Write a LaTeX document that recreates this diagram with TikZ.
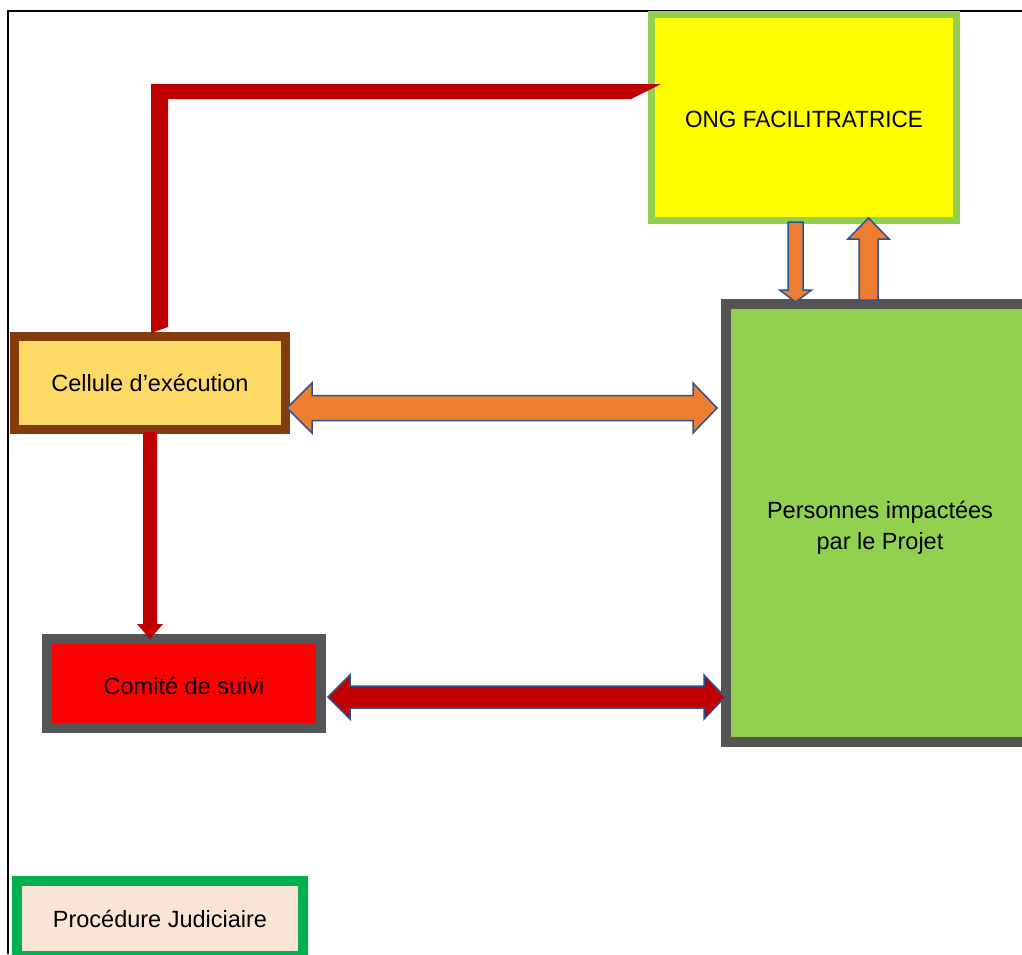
\documentclass[tikz,border=0pt]{standalone}
\usepackage{fontspec}
\setmainfont{Liberation Sans}
\usetikzlibrary{calc}

\definecolor{ongyellow}{HTML}{FFFF00}
\definecolor{lightgreen}{HTML}{92D050}
\definecolor{brownedge}{HTML}{843C0C}
\definecolor{cellfill}{HTML}{FFD966}
\definecolor{greyedge}{HTML}{555555}
\definecolor{brightred}{HTML}{FF0000}
\definecolor{darkred}{HTML}{C00000}
\definecolor{judgreen}{HTML}{00B050}
\definecolor{judfill}{HTML}{FBE5D6}
\definecolor{orangearrow}{HTML}{ED7D31}
\definecolor{outlineblue}{HTML}{2F528F}

\begin{document}
\begin{tikzpicture}[x=1pt,y=-1pt,
  box/.style={rectangle, draw, inner sep=0pt, align=center,
    font=\fontsize{23.5}{31}\selectfont},
  fatorange/.style={fill=orangearrow, draw=outlineblue, line width=1.5pt, line join=miter},
  fatred/.style={fill=darkred, draw=outlineblue, line width=1.5pt, line join=miter}]

\useasboundingbox (0,0) rectangle (1022,954);
\clip (0,0) rectangle (1022,954);
\fill[white] (0,0) rectangle (1022,954);

% page frame
\draw[line width=1.5pt] (1022,11) -- (8,11) -- (8,954);

% boxes
\node[box, line width=7pt, draw=lightgreen, fill=ongyellow,
  minimum width=305pt, minimum height=206pt] (ong) at (804,117.5)
  {\raisebox{-2pt}[\height][\depth]{\scalebox{0.96}[1]{ONG FACILITRATRICE}}};
\node[box, line width=9pt, draw=brownedge, fill=cellfill,
  minimum width=271pt, minimum height=93pt] (cel) at (150,383) {Cellule d’exécution};
\node[box, line width=10pt, draw=greyedge, fill=brightred,
  minimum width=274pt, minimum height=89pt] (com) at (184,683.5)
  {\raisebox{-2pt}[\height][\depth]{Comité de suivi}};
\node[box, line width=10pt, draw=greyedge, fill=lightgreen,
  minimum width=308pt, minimum height=438pt] (pers) at (880,523)
  {\raisebox{-5pt}[\height][\depth]{\begin{tabular}{@{}c@{}}Personnes impactées\\par le Projet\end{tabular}}};
\node[box, line width=10pt, draw=judgreen, fill=judfill,
  minimum width=286pt, minimum height=75pt] (jud) at (160,918.5) {Procédure Judiciaire};

% elbow connector from the Cellule to the ONG
\coordinate (e1) at ($(cel.north)+(1,1)$);
\coordinate (e2) at ($(ong.west)+(13,-33.5)$);
\fill[darkred] (e1) -- (e1 |- e2) -- (e2) -- ++(-30,15)
  -- ($(e1 |- e2)+(17,15)$) -- ($(e1)+(17,-6)$) -- cycle;

% arrow from the Cellule down to the Comité
\coordinate (d0) at ($(cel.south)+(0,-2)$);
\coordinate (d1) at ($(cel.south |- com.north)+(0,5)$);
\fill[darkred] ($(d0)+(-7,0)$) -- ($(d1)+(-7,-15)$) -- ($(d1)+(-13,-15)$) -- (d1)
  -- ($(d1)+(13,-15)$) -- ($(d1)+(7,-15)$) -- ($(d0)+(7,0)$) -- cycle;

% double arrow Cellule <-> Personnes
\coordinate (a) at ($(cel.east)+(-3,25)$);
\coordinate (b) at ($(pers.west |- a)+(-4,0)$);
\draw[fatorange] (a) -- ($(a)+(25,-25)$) -- ($(a)+(25,-12.5)$) -- ($(b)+(-24,-12.5)$)
  -- ($(b)+(-24,-25)$) -- (b) -- ($(b)+(-24,25)$) -- ($(b)+(-24,12.5)$)
  -- ($(a)+(25,12.5)$) -- ($(a)+(25,25)$) -- cycle;

% double arrow Comité <-> Personnes
\coordinate (c) at ($(com.east)+(2,13.5)$);
\coordinate (d) at ($(pers.west |- c)+(4,0)$);
\draw[fatred] (c) -- ($(c)+(22,-22)$) -- ($(c)+(22,-11)$) -- ($(d)+(-21,-11)$)
  -- ($(d)+(-21,-22)$) -- (d) -- ($(d)+(-21,22)$) -- ($(d)+(-21,11)$)
  -- ($(c)+(22,11)$) -- ($(c)+(22,22)$) -- cycle;

% ONG -> Personnes
\coordinate (p0) at ($(ong.south)+(-8.5,-2)$);
\coordinate (p1) at ($(p0 |- pers.north)+(0,3)$);
\draw[fatorange] ($(p0)+(-7.5,0)$) -- ($(p1)+(-7.5,-12)$) -- ($(p1)+(-16,-12)$) -- (p1)
  -- ($(p1)+(16,-12)$) -- ($(p1)+(7.5,-12)$) -- ($(p0)+(7.5,0)$) -- cycle;

% Personnes -> ONG
\coordinate (q0) at ($(pers.north)+(-11.5,1)$);
\coordinate (q1) at ($(q0 |- ong.south)+(0,-6)$);
\draw[fatorange] ($(q0)+(-9.5,0)$) -- ($(q1)+(-9.5,21)$) -- ($(q1)+(-20.5,21)$) -- (q1)
  -- ($(q1)+(20.5,21)$) -- ($(q1)+(9.5,21)$) -- ($(q0)+(9.5,0)$) -- cycle;

\end{tikzpicture}
\end{document}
★ ★ ★ ★
Repeat the material above in full and unchanged, minus its images.

## EXERCISE RESULT
Write a LaTeX document that recreates this diagram with TikZ.
\documentclass[tikz,border=0pt]{standalone}
\usepackage{fontspec}
\setmainfont{Liberation Sans}
\usetikzlibrary{calc}

\definecolor{ongyellow}{HTML}{FFFF00}
\definecolor{lightgreen}{HTML}{92D050}
\definecolor{brownedge}{HTML}{843C0C}
\definecolor{cellfill}{HTML}{FFD966}
\definecolor{greyedge}{HTML}{555555}
\definecolor{brightred}{HTML}{FF0000}
\definecolor{darkred}{HTML}{C00000}
\definecolor{judgreen}{HTML}{00B050}
\definecolor{judfill}{HTML}{FBE5D6}
\definecolor{orangearrow}{HTML}{ED7D31}
\definecolor{outlineblue}{HTML}{2F528F}

\begin{document}
\begin{tikzpicture}[x=1pt,y=-1pt,
  box/.style={rectangle, draw, inner sep=0pt, align=center,
    font=\fontsize{23.5}{31}\selectfont},
  fatorange/.style={fill=orangearrow, draw=outlineblue, line width=1.5pt, line join=miter},
  fatred/.style={fill=darkred, draw=outlineblue, line width=1.5pt, line join=miter}]

\useasboundingbox (0,0) rectangle (1022,954);
\clip (0,0) rectangle (1022,954);
\fill[white] (0,0) rectangle (1022,954);

% page frame
\draw[line width=1.5pt] (1022,11) -- (8,11) -- (8,954);

% boxes
\node[box, line width=7pt, draw=lightgreen, fill=ongyellow,
  minimum width=305pt, minimum height=206pt] (ong) at (804,117.5)
  {\raisebox{-2pt}[\height][\depth]{\scalebox{0.96}[1]{ONG FACILITRATRICE}}};
\node[box, line width=9pt, draw=brownedge, fill=cellfill,
  minimum width=271pt, minimum height=93pt] (cel) at (150,383) {Cellule d’exécution};
\node[box, line width=10pt, draw=greyedge, fill=brightred,
  minimum width=274pt, minimum height=89pt] (com) at (184,683.5)
  {\raisebox{-2pt}[\height][\depth]{Comité de suivi}};
\node[box, line width=10pt, draw=greyedge, fill=lightgreen,
  minimum width=308pt, minimum height=438pt] (pers) at (880,523)
  {\raisebox{-5pt}[\height][\depth]{\begin{tabular}{@{}c@{}}Personnes impactées\\par le Projet\end{tabular}}};
\node[box, line width=10pt, draw=judgreen, fill=judfill,
  minimum width=286pt, minimum height=75pt] (jud) at (160,918.5) {Procédure Judiciaire};

% elbow connector from the Cellule to the ONG
\coordinate (e1) at ($(cel.north)+(1,1)$);
\coordinate (e2) at ($(ong.west)+(13,-33.5)$);
\fill[darkred] (e1) -- (e1 |- e2) -- (e2) -- ++(-30,15)
  -- ($(e1 |- e2)+(17,15)$) -- ($(e1)+(17,-6)$) -- cycle;

% arrow from the Cellule down to the Comité
\coordinate (d0) at ($(cel.south)+(0,-2)$);
\coordinate (d1) at ($(cel.south |- com.north)+(0,5)$);
\fill[darkred] ($(d0)+(-7,0)$) -- ($(d1)+(-7,-15)$) -- ($(d1)+(-13,-15)$) -- (d1)
  -- ($(d1)+(13,-15)$) -- ($(d1)+(7,-15)$) -- ($(d0)+(7,0)$) -- cycle;

% double arrow Cellule <-> Personnes
\coordinate (a) at ($(cel.east)+(-3,25)$);
\coordinate (b) at ($(pers.west |- a)+(-4,0)$);
\draw[fatorange] (a) -- ($(a)+(25,-25)$) -- ($(a)+(25,-12.5)$) -- ($(b)+(-24,-12.5)$)
  -- ($(b)+(-24,-25)$) -- (b) -- ($(b)+(-24,25)$) -- ($(b)+(-24,12.5)$)
  -- ($(a)+(25,12.5)$) -- ($(a)+(25,25)$) -- cycle;

% double arrow Comité <-> Personnes
\coordinate (c) at ($(com.east)+(2,13.5)$);
\coordinate (d) at ($(pers.west |- c)+(4,0)$);
\draw[fatred] (c) -- ($(c)+(22,-22)$) -- ($(c)+(22,-11)$) -- ($(d)+(-21,-11)$)
  -- ($(d)+(-21,-22)$) -- (d) -- ($(d)+(-21,22)$) -- ($(d)+(-21,11)$)
  -- ($(c)+(22,11)$) -- ($(c)+(22,22)$) -- cycle;

% ONG -> Personnes
\coordinate (p0) at ($(ong.south)+(-8.5,-2)$);
\coordinate (p1) at ($(p0 |- pers.north)+(0,3)$);
\draw[fatorange] ($(p0)+(-7.5,0)$) -- ($(p1)+(-7.5,-12)$) -- ($(p1)+(-16,-12)$) -- (p1)
  -- ($(p1)+(16,-12)$) -- ($(p1)+(7.5,-12)$) -- ($(p0)+(7.5,0)$) -- cycle;

% Personnes -> ONG
\coordinate (q0) at ($(pers.north)+(-11.5,1)$);
\coordinate (q1) at ($(q0 |- ong.south)+(0,-6)$);
\draw[fatorange] ($(q0)+(-9.5,0)$) -- ($(q1)+(-9.5,21)$) -- ($(q1)+(-20.5,21)$) -- (q1)
  -- ($(q1)+(20.5,21)$) -- ($(q1)+(9.5,21)$) -- ($(q0)+(9.5,0)$) -- cycle;

\end{tikzpicture}
\end{document}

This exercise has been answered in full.